Apparently, none of these astounding revelations are considered worthy of coverage or comment by Mr. Hill or just about anyone else in the major U.S. press. Instead, the war provocateur disguised as a diplomat is being hailed as an anti-Trump hero.

It’s upside-down and inside-out. The two previous presidents who got us into the successive debacles of Iraq, Afghanistan, Libya, and almost Syria as well are being nostalgically depicted as models of decorum and rationality. But the current one, who has so far held the line, albeit imperfectly, against any further such misadventures is somehow dangerous and unstable. And, as historian Graham Allison has duly noted, just where does a high-level representative of a government that finds itself in near freefall collapse over its complete bungling of Brexit and related issues get off calling any other political entity “dysfunctional?"

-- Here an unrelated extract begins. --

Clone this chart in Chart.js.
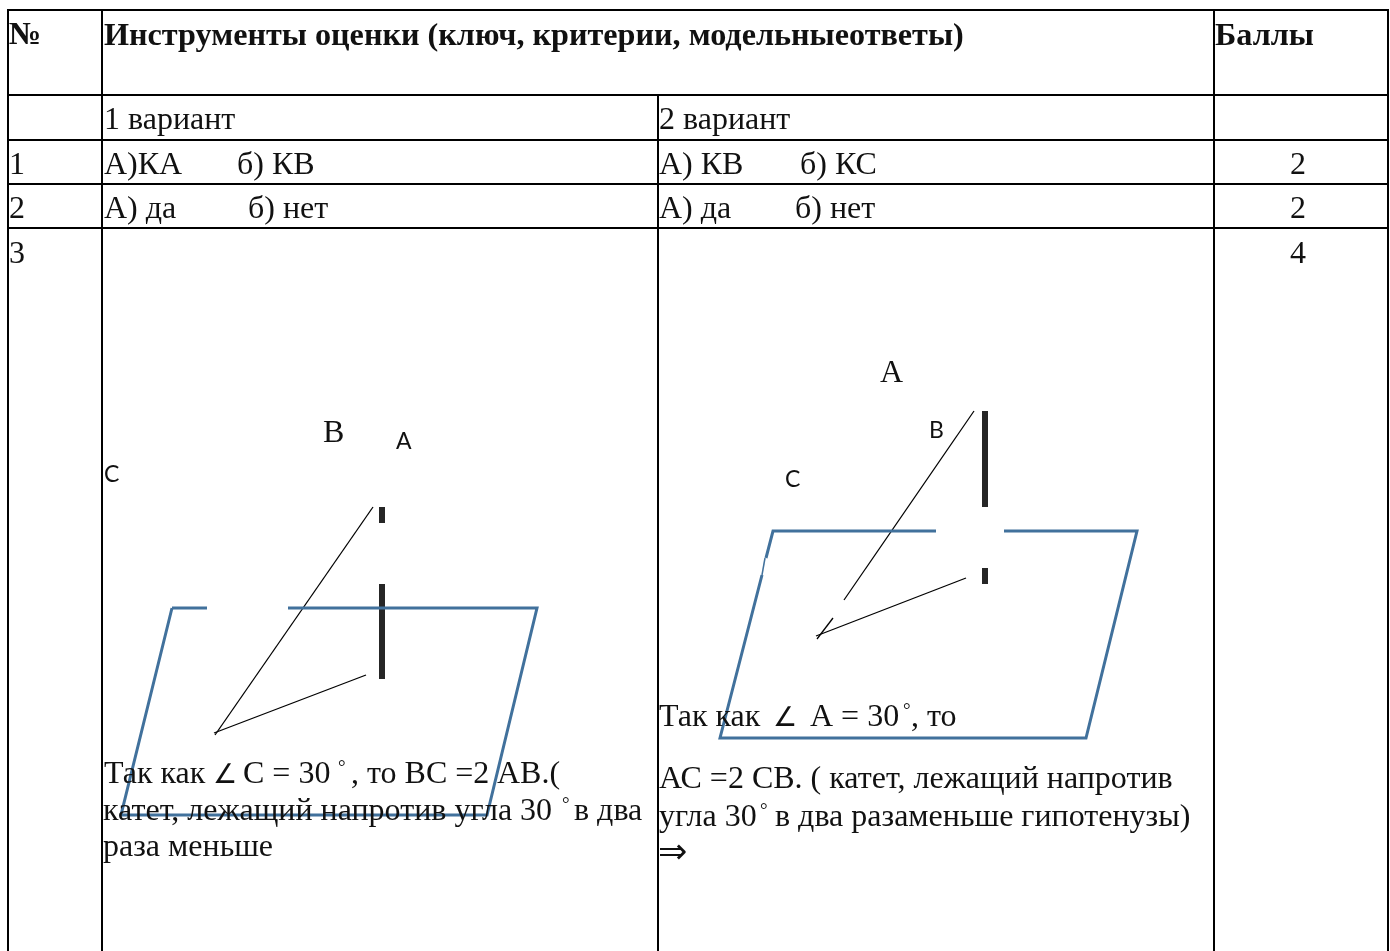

As to why the British establishment and its cheering section in America promote the agenda of unending strife and conflict, that is admittedly a subject beyond the scope of this letter. Suffice it to say that it has more to do with the threatened worse-than-2008 collapse of the financial system than with any given hotspot on the global map. The epicenter of the war threat is located not in Iran, North Korea or Venezuela, but rather at Deutsche Bank.

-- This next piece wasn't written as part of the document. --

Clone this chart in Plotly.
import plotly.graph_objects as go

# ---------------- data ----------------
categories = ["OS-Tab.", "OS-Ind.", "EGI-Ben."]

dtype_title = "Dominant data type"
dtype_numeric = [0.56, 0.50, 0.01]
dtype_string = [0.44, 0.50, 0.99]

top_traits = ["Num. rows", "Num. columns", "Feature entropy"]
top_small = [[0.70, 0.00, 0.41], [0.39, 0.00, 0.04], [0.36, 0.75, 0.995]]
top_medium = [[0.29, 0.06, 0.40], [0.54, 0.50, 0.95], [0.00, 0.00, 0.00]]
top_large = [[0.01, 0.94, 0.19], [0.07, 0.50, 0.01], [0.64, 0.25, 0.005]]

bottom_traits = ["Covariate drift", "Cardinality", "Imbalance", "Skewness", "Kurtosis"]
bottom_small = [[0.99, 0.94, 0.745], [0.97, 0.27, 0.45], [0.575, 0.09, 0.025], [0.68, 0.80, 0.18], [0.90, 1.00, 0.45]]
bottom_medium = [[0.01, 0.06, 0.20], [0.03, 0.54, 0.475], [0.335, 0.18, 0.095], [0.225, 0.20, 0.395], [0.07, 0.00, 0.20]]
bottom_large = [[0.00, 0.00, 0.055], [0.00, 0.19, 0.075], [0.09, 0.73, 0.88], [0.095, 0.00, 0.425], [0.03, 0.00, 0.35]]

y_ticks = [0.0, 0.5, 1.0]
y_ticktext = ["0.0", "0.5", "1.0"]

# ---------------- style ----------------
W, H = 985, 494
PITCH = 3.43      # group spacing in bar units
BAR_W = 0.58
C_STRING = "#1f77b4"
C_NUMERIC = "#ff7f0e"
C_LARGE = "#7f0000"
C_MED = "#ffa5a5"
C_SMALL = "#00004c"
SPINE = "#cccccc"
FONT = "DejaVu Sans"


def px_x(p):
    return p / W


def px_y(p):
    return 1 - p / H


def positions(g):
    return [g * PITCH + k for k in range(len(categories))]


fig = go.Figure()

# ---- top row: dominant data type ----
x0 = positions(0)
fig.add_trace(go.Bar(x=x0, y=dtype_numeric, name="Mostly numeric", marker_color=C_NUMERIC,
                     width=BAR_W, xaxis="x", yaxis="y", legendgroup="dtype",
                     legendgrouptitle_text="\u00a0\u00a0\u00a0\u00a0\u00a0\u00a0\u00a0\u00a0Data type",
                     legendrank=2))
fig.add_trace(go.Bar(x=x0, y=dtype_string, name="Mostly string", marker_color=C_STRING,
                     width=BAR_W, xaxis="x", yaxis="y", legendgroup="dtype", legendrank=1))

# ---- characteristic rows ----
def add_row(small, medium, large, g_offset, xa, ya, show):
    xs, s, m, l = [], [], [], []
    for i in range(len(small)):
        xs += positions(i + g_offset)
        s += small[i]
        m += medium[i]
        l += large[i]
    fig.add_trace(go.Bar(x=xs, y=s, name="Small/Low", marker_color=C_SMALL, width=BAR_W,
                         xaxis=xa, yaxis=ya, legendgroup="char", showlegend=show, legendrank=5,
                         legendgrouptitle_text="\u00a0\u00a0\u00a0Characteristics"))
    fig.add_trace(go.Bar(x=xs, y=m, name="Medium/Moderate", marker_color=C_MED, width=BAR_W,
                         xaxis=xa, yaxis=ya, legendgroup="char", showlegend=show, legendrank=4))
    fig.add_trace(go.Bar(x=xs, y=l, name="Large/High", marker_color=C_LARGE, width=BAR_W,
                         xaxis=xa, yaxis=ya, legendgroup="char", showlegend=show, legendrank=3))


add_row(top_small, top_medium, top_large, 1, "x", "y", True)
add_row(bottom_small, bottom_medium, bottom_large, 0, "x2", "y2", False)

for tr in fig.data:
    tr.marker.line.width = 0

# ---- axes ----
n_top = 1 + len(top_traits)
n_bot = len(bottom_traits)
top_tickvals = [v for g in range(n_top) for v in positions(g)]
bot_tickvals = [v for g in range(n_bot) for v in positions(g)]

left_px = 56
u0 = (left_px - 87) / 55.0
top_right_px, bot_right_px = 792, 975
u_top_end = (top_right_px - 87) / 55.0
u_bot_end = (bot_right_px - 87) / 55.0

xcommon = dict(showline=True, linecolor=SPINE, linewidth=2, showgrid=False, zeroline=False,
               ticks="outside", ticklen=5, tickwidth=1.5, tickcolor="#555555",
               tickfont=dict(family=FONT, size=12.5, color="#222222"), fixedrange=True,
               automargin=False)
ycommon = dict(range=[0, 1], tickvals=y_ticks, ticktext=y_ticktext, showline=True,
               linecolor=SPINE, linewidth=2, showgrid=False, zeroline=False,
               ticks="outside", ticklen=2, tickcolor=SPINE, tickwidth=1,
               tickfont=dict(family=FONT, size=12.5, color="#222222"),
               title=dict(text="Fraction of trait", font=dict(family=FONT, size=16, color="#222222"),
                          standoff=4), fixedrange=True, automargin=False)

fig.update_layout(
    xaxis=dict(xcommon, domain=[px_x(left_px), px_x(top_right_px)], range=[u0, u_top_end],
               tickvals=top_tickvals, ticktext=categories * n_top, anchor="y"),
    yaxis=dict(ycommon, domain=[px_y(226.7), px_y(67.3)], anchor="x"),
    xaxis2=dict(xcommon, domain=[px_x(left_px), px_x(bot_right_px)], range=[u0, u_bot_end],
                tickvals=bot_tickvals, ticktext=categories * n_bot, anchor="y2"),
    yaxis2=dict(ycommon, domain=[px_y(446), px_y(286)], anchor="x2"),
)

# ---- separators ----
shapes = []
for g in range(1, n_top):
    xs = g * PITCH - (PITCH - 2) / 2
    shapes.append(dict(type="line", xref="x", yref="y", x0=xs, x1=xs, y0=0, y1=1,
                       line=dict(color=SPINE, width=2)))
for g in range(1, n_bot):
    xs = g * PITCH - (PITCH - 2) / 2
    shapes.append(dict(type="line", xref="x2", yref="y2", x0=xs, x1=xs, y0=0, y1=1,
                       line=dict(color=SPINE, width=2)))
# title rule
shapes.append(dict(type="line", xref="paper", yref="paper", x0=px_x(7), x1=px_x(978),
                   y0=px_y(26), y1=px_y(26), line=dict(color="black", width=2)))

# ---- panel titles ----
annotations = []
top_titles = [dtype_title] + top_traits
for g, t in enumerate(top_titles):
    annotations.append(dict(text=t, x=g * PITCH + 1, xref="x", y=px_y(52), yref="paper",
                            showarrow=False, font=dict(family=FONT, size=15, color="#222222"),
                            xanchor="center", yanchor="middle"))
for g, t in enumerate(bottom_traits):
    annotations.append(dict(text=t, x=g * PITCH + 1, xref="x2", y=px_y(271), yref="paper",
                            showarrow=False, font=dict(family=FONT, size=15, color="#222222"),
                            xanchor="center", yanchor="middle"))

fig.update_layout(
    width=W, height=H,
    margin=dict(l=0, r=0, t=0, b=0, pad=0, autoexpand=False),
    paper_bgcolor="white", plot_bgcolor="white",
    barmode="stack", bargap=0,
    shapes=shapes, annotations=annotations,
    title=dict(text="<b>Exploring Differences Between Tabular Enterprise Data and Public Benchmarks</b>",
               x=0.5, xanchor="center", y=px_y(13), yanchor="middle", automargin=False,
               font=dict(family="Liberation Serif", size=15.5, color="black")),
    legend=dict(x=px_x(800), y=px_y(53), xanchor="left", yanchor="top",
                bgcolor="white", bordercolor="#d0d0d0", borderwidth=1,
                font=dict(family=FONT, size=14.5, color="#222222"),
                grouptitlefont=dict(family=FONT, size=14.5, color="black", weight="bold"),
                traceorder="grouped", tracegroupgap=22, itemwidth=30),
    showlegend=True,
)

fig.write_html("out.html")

For daring to assert that America’s putative top ally, the British government, has been manipulating us for decades into enabling their wars and coups, the late Lyndon LaRouche was subjected to far worse treatment by the journalistic and political classes than even the abuse being currently heaped on President Trump. But if Mr. Darroch were consciously trying to vindicate each and all of Mr. LaRouche’s warnings, it’s really hard to imagine how he could have done a better job.

Clearly, it’s unrealistic to expect any agreement on these points from Mr. Hill and his colleagues. But is it too much to ask that they at least report, beyond a few choice put-downs of President Trump, the shocking content of what Ambassador Darroch’s cables actually say?